Manti Te’o Hoax and the ‘Catfish’ Syndrome [video]
The phone starting ringing early in the evening on January 16th with news stations across the country wanting to know if the Manti’ Te’o story is common on the Internet.
In a Skype interview on KSDK in St. Louis, I talked about how to protect yourself from being a victim of a “Catfish.”
“The whole subject of fake profiles or falling in love with someone that doesn’t exist is sort of rampant,” says author and online dating expert Julie Spira.
She says some people are easy targets.
“They are so in love with love and they believe there is this unconditional love, and the moment someone shows them a lot of attention, if they’re lonely or if their heart has recently been broken and they become really vulnerable.”
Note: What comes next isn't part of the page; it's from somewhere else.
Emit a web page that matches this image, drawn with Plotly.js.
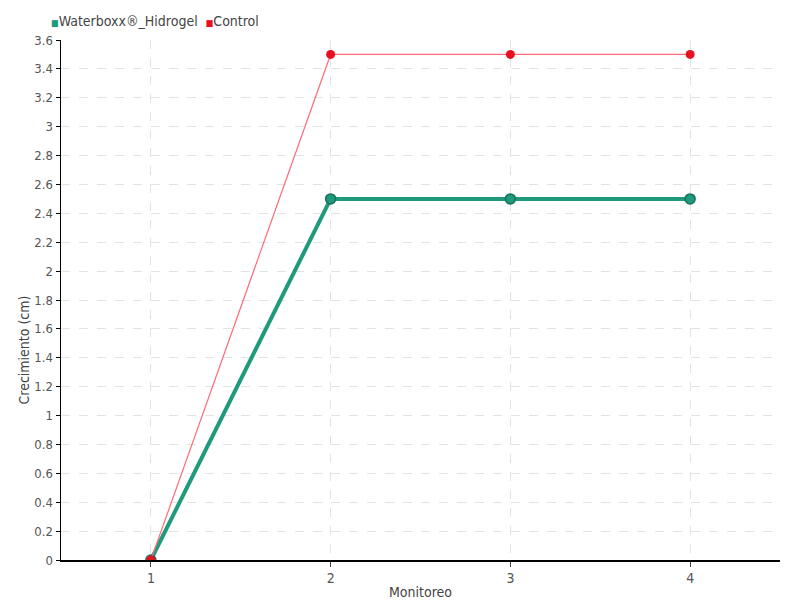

“My number one tip is if you’re going to have a long distance pen pal with somebody and you’re flirting on facebook, text, or you’re on twitter or on an online dating site, get on the phone with them.”
She also says to google them, make sure their facebook pictures match the ones on the site where you met. And Skype with them.
“If somebody won’t hop on a Skype call, yet they’re saying I love you in a text message and they don’t want to hop on a Skype call or even a phone call and they’re talking about having children with you they are hiding something.”
And if you think someone isn’t who they say they are, she says contact the dating site and let them know.